**RECORDED INFORMATION**
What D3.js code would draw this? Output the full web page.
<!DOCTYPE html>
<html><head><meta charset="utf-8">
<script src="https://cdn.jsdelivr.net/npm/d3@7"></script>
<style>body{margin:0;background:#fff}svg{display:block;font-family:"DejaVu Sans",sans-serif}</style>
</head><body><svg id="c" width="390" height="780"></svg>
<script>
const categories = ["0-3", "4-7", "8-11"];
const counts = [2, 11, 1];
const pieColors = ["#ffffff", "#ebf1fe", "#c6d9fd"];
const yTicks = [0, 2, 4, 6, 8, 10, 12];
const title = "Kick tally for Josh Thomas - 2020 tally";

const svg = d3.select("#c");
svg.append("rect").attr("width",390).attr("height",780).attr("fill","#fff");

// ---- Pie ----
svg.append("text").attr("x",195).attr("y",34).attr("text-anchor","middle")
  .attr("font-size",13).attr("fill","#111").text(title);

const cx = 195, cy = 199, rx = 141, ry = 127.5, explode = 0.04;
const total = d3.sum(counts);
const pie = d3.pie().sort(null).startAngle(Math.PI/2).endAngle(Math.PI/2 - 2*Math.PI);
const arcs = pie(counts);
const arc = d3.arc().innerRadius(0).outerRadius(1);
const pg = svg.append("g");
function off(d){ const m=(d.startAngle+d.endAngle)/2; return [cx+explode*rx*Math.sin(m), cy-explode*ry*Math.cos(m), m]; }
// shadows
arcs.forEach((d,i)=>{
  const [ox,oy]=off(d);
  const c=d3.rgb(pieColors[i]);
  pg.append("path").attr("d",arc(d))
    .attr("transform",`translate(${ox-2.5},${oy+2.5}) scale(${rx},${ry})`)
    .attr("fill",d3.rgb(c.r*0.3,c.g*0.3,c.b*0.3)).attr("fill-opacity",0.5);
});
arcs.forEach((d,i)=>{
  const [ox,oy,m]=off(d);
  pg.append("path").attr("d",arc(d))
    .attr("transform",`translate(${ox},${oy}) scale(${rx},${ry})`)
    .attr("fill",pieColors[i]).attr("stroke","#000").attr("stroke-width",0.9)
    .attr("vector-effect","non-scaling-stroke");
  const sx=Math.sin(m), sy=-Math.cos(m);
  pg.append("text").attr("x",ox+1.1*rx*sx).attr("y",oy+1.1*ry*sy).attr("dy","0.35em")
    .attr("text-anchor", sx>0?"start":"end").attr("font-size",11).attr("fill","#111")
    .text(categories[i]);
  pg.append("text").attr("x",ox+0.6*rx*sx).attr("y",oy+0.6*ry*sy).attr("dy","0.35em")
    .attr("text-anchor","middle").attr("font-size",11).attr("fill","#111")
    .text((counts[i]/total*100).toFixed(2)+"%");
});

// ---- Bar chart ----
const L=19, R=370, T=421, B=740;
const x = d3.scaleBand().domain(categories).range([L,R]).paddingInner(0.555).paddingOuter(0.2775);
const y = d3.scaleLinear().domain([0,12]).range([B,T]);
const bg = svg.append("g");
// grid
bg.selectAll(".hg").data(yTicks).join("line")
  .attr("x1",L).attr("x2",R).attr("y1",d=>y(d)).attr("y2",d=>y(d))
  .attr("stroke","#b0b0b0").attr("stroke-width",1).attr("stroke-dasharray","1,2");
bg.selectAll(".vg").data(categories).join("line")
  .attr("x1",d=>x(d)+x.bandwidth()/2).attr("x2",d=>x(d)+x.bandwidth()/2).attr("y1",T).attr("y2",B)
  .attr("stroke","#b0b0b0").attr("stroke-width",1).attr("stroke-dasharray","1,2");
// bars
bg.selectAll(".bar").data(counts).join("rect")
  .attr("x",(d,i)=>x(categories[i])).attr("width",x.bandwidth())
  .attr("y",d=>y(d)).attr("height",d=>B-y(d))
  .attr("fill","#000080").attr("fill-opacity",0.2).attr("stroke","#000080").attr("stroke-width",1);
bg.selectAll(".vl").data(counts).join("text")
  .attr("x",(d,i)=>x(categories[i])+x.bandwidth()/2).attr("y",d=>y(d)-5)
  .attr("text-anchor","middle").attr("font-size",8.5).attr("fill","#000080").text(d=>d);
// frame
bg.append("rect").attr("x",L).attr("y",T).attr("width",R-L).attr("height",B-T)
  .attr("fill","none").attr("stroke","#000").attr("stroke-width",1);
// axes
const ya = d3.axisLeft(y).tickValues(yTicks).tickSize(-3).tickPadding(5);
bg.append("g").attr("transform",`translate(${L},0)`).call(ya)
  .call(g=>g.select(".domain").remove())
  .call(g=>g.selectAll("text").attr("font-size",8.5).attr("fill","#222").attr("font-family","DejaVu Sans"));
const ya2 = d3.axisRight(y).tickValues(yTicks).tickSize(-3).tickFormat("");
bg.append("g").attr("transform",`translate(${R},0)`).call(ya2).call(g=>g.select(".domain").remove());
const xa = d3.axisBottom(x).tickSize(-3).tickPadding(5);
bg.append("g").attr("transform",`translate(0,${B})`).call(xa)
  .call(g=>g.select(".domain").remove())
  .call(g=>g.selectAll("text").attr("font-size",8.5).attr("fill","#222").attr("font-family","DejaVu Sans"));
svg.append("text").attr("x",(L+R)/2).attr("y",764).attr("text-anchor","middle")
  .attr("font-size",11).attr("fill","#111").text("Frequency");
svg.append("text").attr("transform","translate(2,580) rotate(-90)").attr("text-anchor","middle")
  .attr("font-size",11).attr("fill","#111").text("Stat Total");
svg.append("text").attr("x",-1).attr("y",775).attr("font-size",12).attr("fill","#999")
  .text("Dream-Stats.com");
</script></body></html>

**TASK DESCRIPTION**
Write down again the exact lines running from the beginning of the data to the line containing "tally for Josh", with both ends included.

**ANSWER TO THE EXERCISE**
What D3.js code would draw this? Output the full web page.
<!DOCTYPE html>
<html><head><meta charset="utf-8">
<script src="https://cdn.jsdelivr.net/npm/d3@7"></script>
<style>body{margin:0;background:#fff}svg{display:block;font-family:"DejaVu Sans",sans-serif}</style>
</head><body><svg id="c" width="390" height="780"></svg>
<script>
const categories = ["0-3", "4-7", "8-11"];
const counts = [2, 11, 1];
const pieColors = ["#ffffff", "#ebf1fe", "#c6d9fd"];
const yTicks = [0, 2, 4, 6, 8, 10, 12];
const title = "Kick tally for Josh Thomas - 2020 tally";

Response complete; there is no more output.